Here is what needs to happen: Step 1. Revoke all broadcast licenses from Sinclair Group.
The Obama administration learned, once upon a time, to be very, very careful about saying certain things. The actual point was that ABC, a beneficiary of the free broadcast license, was supposed to avoid outcomes like it got tangled up in with a revisionist TV movie about 9/11, but apparently everyone who had a chance to make the obvious point about a presidential administration referring to that broadcast license in in virtually any disapproving context failed to prevent an utterance that, while technically was not incorrect, really riled many people's sensibilities.
The American news industry is, above all else, an industry. It is a capitalist endeavor that will protect even FOX News' make-believe as long as possible according to a mythical sacred cow of free press. To wit, if the former male escort recruited to softball the Bush administration and campaign against Democrats in the White House Press Room had been a credentialed FOX News employee instead of a rush job credential for a genuine fake news agency, other reporters would have stood up for him instead of disdained how he mocked their profession; that is, the problem wasn't the politiciking, but the denigration of credentialing in handing out this particular pass.
And we were told. Really, Rob Corddry made the joke in 2004, and the one and only Jim Lehrer affirmed in 2007, actual truth is not a reporter's job. And why? Well, now we have "reporters" who toddle over to an important person, who tells them something, and then they toddle off to find another important person, who disagrees and tells them something else, and the point of what is actually true turns out to be someone else's job. That is, the reporter tells you, "This person said this," and, "That person said that." But what is actually accurate? Investigative reporting is investigative reporting, but in between are questions of depth, and a cottage industry of "fact checkers" who are nonetheless given to political priorities.

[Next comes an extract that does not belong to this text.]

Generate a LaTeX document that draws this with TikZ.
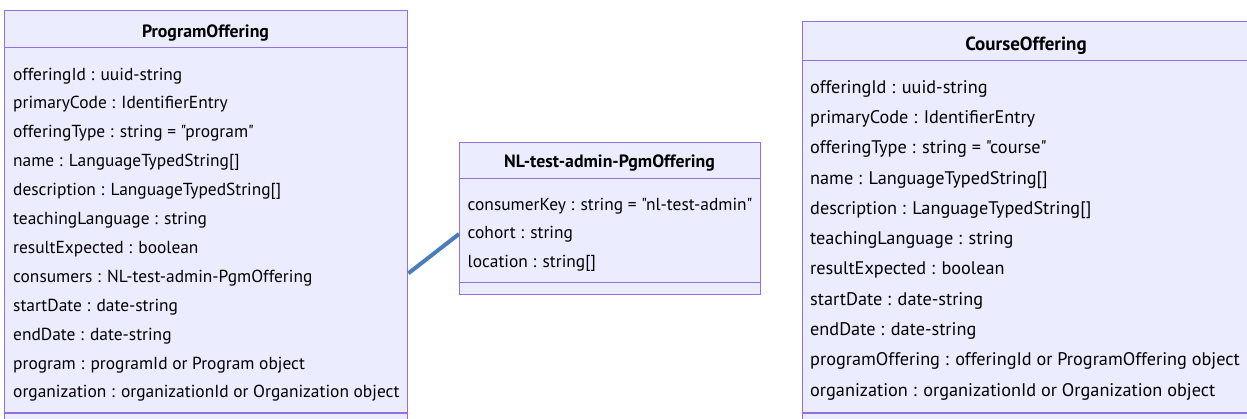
\documentclass[tikz,border=0pt]{standalone}
\usepackage{fontspec}
\setmainfont{PT Sans}[Ligatures=TeXOff]
\definecolor{boxfill}{HTML}{ECECFF}
\definecolor{boxline}{HTML}{9370DB}
\definecolor{linkcol}{RGB}{74,126,187}
\begin{document}
\begin{tikzpicture}[x=1pt,y=-1pt,
  box/.style={draw=boxline,fill=boxfill,line width=1.4pt,rectangle,inner sep=0,anchor=north west},
  sep/.style={draw=boxline,line width=1.4pt},
  ttl/.style={font=\fontsize{17.8}{21}\selectfont\bfseries,inner sep=0,anchor=base},
  attrL/.style={font=\fontsize{17.4}{21}\selectfont,inner sep=0,anchor=base west},
  attrR/.style={font=\fontsize{18.25}{22}\selectfont,inner sep=0,anchor=base west},
  link/.style={draw=linkcol,line width=4pt}]
\useasboundingbox (0,0) rectangle (1247,418);
\clip (0,0) rectangle (1247,418);
\fill[white] (0,0) rectangle (1247,418);
% ProgramOffering
\node[box,minimum width=403pt,minimum height=430pt] (po) at (4,10) {};
\draw[sep] (4,47.5) -- (407,47.5);
\draw[sep] (4,413) -- (407,413);
\node[ttl] (pot) at (205.5,37) {ProgramOffering};
\foreach \t [count=\i from 0] in {
  {offeringId : uuid-string},
  {primaryCode : IdentifierEntry},
  {offeringType : string = "program"},
  {name : LanguageTypedString[]},
  {description : LanguageTypedString[]},
  {teachingLanguage : string},
  {resultExpected : boolean},
  {consumers : NL-test-admin-PgmOffering},
  {startDate : date-string},
  {endDate : date-string},
  {program : programId or Program object},
  {organization : organizationId or Organization object}}
  \node[attrL] (pa\i) at (13,80+28.9*\i) {\t};
% NL-test-admin-PgmOffering
\node[box,minimum width=301pt,minimum height=152.5pt] (nl) at (459,141.5) {};
\draw[sep] (459,178.7) -- (760,178.7);
\draw[sep] (459,282.7) -- (760,282.7);
\node[ttl] (nlt) at (609.5,167.3) {NL-test-admin-PgmOffering};
\node[attrL] (na0) at (467.5,210) {consumerKey : string = "nl-test-admin"};
\node[attrL] (na1) at (467.5,238.5) {cohort : string};
\node[attrL] (na2) at (467.5,267) {location : string[]};
% CourseOffering
\node[box,minimum width=452pt,minimum height=430pt] (co) at (801.5,21) {};
\draw[sep] (801.5,60.5) -- (1260,60.5);
\draw[sep] (801.5,413) -- (1260,413);
\node[ttl,font=\fontsize{19}{22}\selectfont\bfseries] (cot) at (1026,50) {CourseOffering};
\foreach \t [count=\i from 0] in {
  {offeringId : uuid-string},
  {primaryCode : IdentifierEntry},
  {offeringType : string = "course"},
  {name : LanguageTypedString[]},
  {description : LanguageTypedString[]},
  {teachingLanguage : string},
  {resultExpected : boolean},
  {startDate : date-string},
  {endDate : date-string},
  {programOffering : offeringId or ProgramOffering object},
  {organization : organizationId or Organization object}}
  \node[attrR] (ca\i) at (810,93.3+30.27*\i) {\t};
% connector
\draw[link] (po.east |- 0,273.3) -- (nl.west |- 0,234);
\end{tikzpicture}
\end{document}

There will come a point when it becomes clear, for instance, that "both sides", are not the same, but I also think that discussion inevitably finds itself beyond the pale, or, at least, in the dangerous territory of setting a standard that should not be directly tested.
To wit, people won't necessarily notice when nobody burns down every last Sinclair newsroom. And, really, it should not come to pass that when a particular public figure dies of heart disease or whatever eventually kills him, anyone should make the point that at least he was allowed to die on living terms instead of being gunned down in the street as an act of vendetta. That is, some things ought remain unsaid.
Too bad that menacing "cancel culture" we hear about isn't really in effect; then the market would just boycott and shun known Sinclair alumni for the sakes of journalistic integrity and general public decency. But the news industry is, above all else, an industry. Ratings, and their translation to dollars, are the only known principle, and only common language, of the news industry.